##### Source data #####
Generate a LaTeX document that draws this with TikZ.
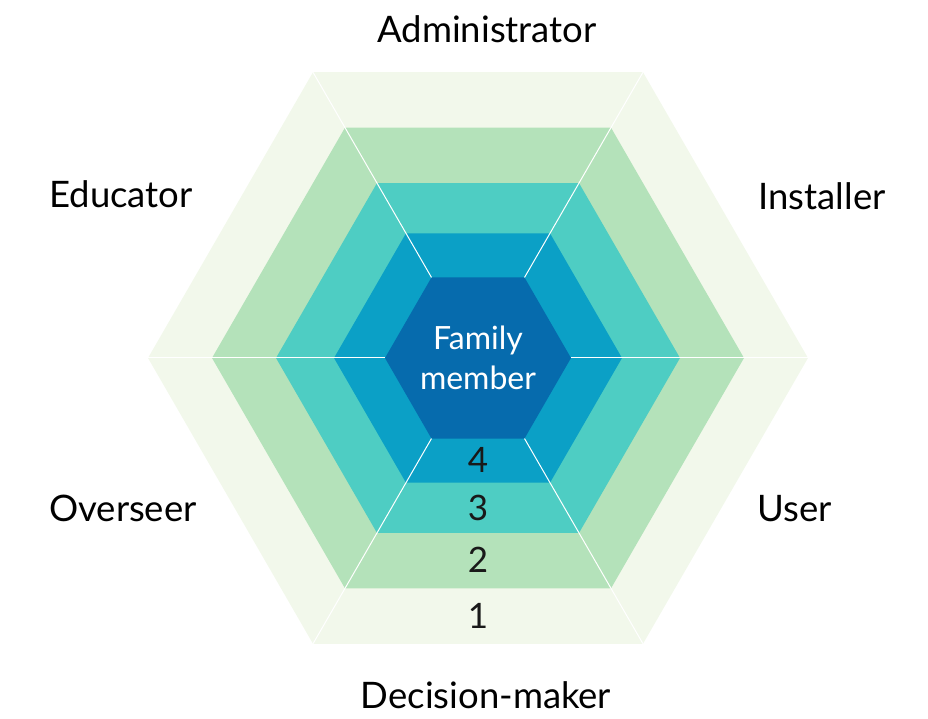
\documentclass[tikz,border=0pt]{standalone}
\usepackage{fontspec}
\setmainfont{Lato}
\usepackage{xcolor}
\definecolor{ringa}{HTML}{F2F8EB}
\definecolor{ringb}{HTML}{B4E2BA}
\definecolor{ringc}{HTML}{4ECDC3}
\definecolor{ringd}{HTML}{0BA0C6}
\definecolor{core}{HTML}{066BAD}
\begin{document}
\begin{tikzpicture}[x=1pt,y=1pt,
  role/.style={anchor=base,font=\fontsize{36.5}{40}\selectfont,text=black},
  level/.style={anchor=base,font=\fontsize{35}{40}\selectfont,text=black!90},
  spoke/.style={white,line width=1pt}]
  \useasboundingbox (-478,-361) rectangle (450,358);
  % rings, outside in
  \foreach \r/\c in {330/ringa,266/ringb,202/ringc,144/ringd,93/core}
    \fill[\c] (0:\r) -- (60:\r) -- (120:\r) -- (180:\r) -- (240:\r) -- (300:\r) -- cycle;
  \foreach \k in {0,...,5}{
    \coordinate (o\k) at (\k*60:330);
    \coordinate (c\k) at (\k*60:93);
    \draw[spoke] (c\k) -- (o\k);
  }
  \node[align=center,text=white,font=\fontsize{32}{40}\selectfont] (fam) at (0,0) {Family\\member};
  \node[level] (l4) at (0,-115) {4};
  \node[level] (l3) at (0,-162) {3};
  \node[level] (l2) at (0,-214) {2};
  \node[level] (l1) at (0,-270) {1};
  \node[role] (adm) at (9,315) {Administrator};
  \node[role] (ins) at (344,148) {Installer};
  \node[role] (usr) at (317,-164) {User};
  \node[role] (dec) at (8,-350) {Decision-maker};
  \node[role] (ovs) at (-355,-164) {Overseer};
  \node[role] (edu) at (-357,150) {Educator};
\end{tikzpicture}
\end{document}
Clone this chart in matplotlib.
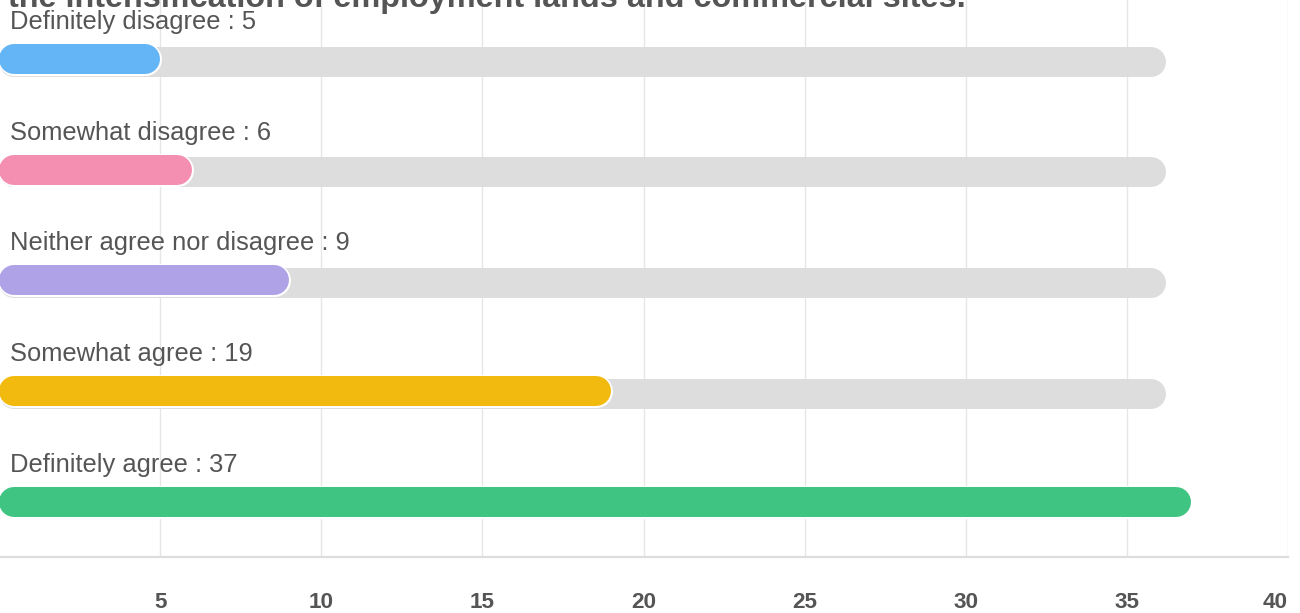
#####
Task to complete: Show every line that contains the word "this".

Complete answer:
Generate a LaTeX document that draws this with TikZ.
Clone this chart in matplotlib.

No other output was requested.